The larger the risk associated with the entity borrowing the funds, the larger will be the compensation for the investor in the form of interest/coupon payments.
Types of bonds
These are issued by national governments around the world - in the UK for example these are commonly referred as 'gilts' and are often described as 'risk free'. Their risk-free status reflects the low probability that the UK government would ever default. Generally speaking, these Government bonds can be issued by any country in the world however bonds issued outside the developed world are usually referred to as ‘Emerging Market Debt’ (see below).
Corporate Bonds are debt securities issued by private and public corporations. Companies carry a higher degree of risk than the government and as such, pay higher interest rates. These are generally classified by credit rating agencies as either 'investment grade' or 'high yield/non-investment grade'. The latter are offered by companies with a less certain financial status and will pay higher income.
These are issued by governments or corporations in emerging markets countries like India, Russia, South Africa and Brazil. These tend to be less stable than developed economies and to this respect carry a higher degree of credit risk which in turn provides a higher interest rate.
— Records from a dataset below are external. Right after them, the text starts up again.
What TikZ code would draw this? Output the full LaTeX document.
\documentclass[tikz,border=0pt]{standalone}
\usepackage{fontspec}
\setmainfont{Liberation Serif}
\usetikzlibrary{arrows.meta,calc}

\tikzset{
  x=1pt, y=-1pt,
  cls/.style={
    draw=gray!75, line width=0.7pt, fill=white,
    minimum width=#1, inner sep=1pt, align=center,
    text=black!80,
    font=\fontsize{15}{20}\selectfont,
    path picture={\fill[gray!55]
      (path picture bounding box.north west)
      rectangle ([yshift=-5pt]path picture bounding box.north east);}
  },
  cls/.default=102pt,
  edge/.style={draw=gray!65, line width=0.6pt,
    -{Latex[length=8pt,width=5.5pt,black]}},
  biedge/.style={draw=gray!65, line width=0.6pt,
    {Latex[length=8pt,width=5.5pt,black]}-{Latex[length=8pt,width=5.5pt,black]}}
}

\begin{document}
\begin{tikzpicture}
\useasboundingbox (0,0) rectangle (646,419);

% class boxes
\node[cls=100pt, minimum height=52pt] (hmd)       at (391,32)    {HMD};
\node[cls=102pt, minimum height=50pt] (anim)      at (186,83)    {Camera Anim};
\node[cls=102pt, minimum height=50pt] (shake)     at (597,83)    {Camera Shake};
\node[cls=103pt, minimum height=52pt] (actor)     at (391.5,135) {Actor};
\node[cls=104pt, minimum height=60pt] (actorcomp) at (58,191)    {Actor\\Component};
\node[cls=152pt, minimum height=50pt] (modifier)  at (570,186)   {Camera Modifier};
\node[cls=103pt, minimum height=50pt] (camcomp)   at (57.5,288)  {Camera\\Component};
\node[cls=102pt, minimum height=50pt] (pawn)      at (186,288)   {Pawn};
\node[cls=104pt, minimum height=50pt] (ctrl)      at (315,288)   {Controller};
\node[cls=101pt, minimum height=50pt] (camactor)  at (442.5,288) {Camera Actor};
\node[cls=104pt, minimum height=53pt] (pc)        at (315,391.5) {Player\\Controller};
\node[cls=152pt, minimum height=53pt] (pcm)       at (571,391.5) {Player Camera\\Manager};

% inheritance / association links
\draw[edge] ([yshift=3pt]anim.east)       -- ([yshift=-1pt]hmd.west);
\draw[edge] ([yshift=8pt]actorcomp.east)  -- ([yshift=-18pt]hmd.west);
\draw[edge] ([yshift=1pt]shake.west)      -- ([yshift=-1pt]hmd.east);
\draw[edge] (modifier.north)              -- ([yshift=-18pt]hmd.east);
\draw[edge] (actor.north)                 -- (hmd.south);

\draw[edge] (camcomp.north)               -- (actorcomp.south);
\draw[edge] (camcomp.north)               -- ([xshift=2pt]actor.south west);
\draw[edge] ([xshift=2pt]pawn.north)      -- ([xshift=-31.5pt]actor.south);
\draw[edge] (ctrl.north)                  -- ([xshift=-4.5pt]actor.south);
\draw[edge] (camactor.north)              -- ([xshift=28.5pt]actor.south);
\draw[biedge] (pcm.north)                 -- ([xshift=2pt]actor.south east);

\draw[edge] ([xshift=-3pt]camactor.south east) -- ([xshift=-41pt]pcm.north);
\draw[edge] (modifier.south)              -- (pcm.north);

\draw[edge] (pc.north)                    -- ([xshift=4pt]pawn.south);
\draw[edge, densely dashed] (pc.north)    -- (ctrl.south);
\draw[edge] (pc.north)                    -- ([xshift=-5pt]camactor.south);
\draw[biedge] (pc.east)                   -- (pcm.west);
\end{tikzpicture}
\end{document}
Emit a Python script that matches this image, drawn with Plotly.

These are corporate bonds which may be redeemed for a predetermined amount of the company's equity at certain times during its life, usually at the discretion of the bondholder. This is essentially a bond with a stock option hidden inside. Thus, it tends to offer a lower rate of return in exchange for the value of the option to trade the bond into stock..
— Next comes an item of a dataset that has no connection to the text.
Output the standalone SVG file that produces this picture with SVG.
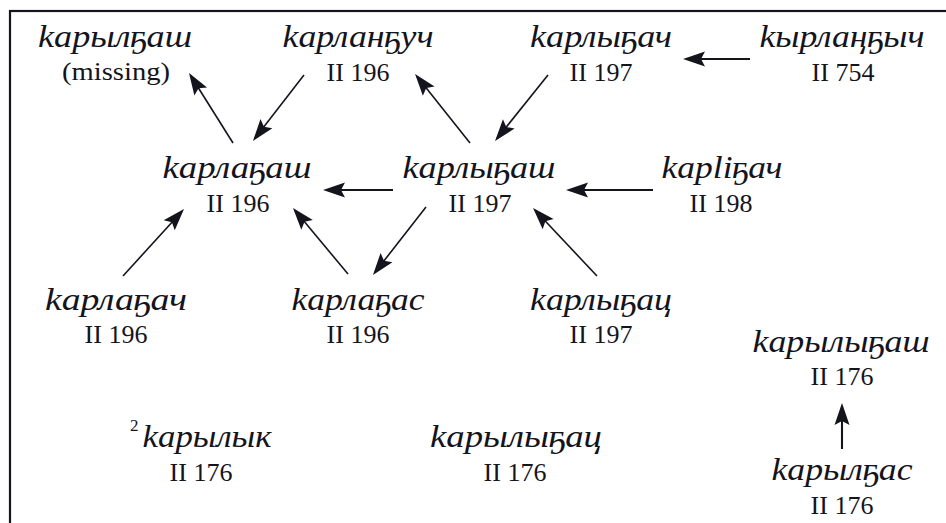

Callable bonds are corporate bonds which can be redeemed by the issuer prior to maturity. The main cause of a call is a decline in interest rates. If interest rates in the markets start to decline since a company first issued the bonds, it will likely want to refinance this debt at a lower rate. In this case, the company will call its current bonds and reissue new, lower-interest bonds to save money. Due to this additional risk for the investor, the callable bond is issued with a higher coupon rate than a traditional bond.
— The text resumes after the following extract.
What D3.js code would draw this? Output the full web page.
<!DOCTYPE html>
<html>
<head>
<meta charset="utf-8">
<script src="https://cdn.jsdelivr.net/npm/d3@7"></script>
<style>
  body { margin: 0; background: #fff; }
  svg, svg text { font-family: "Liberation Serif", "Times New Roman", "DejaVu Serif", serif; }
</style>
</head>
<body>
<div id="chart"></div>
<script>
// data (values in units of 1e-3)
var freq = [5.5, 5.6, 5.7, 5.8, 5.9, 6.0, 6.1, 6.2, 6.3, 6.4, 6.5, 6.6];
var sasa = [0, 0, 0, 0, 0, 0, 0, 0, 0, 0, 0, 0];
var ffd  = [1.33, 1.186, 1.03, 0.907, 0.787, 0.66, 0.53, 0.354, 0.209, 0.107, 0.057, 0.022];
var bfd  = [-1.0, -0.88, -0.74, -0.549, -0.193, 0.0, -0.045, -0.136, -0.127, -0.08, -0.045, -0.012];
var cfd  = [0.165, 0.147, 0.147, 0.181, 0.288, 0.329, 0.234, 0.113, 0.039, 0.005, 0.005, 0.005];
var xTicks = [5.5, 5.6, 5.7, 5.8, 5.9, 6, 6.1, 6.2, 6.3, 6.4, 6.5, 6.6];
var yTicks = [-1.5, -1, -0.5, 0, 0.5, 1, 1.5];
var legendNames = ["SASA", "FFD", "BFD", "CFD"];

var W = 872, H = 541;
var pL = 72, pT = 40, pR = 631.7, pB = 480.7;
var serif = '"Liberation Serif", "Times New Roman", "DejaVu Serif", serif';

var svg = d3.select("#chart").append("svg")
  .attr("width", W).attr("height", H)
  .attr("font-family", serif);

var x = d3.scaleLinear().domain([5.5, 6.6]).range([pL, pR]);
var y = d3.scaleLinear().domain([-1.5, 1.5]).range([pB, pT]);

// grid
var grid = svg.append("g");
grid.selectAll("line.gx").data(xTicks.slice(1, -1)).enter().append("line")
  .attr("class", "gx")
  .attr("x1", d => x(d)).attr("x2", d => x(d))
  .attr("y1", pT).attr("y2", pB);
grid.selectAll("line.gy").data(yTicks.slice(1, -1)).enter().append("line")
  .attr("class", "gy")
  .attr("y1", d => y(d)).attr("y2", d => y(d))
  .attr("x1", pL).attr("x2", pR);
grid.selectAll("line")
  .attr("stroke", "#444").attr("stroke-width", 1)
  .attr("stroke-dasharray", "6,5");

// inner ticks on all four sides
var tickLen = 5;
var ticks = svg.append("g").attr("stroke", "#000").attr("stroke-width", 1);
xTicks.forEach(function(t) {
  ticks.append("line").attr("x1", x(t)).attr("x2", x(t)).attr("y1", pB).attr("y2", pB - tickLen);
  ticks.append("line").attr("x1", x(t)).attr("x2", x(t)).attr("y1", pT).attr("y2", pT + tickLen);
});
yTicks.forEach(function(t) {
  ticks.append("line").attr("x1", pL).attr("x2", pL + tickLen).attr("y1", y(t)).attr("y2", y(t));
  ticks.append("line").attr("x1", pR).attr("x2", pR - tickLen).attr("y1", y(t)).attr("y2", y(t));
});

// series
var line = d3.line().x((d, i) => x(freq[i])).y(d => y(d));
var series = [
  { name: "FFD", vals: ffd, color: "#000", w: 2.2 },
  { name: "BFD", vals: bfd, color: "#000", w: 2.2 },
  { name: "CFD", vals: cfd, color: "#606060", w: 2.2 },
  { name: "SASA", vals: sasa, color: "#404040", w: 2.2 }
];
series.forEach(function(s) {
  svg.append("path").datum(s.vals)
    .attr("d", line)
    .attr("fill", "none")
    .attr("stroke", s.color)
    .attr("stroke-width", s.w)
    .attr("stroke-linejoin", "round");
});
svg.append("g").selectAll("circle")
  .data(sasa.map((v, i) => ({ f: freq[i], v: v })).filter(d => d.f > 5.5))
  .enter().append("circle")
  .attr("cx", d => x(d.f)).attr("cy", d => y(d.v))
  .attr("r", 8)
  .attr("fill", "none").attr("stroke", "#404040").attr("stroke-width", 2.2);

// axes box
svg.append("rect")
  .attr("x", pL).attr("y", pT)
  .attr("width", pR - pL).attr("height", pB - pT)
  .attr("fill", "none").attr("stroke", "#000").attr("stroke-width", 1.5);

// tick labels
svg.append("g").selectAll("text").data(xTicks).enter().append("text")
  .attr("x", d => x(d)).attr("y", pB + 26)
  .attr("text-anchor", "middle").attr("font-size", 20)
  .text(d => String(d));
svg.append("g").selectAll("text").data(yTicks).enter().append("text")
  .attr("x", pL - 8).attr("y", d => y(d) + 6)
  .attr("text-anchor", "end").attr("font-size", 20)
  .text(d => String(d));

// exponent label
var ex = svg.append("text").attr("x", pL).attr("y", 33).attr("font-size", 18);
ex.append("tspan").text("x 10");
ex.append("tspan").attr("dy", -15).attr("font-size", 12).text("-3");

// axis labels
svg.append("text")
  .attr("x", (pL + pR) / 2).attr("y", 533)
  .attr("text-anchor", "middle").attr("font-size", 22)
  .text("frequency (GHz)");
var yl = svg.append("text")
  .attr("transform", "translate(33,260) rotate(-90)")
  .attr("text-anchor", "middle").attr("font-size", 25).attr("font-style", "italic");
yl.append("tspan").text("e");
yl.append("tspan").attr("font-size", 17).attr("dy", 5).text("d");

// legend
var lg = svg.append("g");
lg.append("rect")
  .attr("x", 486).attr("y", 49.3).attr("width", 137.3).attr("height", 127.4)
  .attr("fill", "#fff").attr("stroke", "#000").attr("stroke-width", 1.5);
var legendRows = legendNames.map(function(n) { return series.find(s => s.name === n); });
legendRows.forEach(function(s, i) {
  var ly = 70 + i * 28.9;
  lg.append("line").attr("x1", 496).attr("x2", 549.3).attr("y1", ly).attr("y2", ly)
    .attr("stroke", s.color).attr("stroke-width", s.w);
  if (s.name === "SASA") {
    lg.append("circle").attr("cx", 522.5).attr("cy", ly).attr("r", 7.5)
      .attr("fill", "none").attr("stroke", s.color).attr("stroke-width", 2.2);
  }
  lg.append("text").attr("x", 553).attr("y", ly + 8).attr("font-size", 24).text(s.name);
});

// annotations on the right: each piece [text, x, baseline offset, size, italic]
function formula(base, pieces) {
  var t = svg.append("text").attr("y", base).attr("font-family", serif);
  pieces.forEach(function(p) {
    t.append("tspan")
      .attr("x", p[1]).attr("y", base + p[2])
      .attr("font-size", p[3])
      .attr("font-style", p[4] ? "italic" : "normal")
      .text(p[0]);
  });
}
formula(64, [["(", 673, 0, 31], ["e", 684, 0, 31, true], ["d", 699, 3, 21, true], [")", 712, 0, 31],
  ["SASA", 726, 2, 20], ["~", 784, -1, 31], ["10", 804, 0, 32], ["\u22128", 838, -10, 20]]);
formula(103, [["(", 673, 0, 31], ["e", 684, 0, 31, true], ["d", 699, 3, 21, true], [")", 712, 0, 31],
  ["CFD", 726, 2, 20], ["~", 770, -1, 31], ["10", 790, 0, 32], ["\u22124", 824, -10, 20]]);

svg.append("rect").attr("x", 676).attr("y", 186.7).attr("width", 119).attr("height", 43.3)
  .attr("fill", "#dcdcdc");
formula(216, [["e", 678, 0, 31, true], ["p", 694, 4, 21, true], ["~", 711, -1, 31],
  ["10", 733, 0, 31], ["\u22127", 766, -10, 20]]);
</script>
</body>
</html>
Unsecured bonds are those which do not have any other assets that serve as collateral should the company fail. Unsecured bonds naturally carry more risk than secured bonds; consequently, they usually pay higher interest rates than do secured bonds.
Subordinated debt, also known as junior debt, is debt which ranks after other debts if a company falls into liquidation or bankruptcy. Therefore, subordinated debt holders won't be paid out until after senior debt holders are paid in full.
A zero-coupon bond is a debt security that doesn't pay interest (a coupon) but is traded at a deep discount, rendering profit at maturity when the bond is redeemed for its full-face value. Because they offer the entire payment at maturity, zero-coupon bonds tend to fluctuate in price much more than coupon bonds. These are generally issued to avoid imposing an ongoing drain on cash flow in the form of ongoing interest payments. These can be issued by both governments and corporations.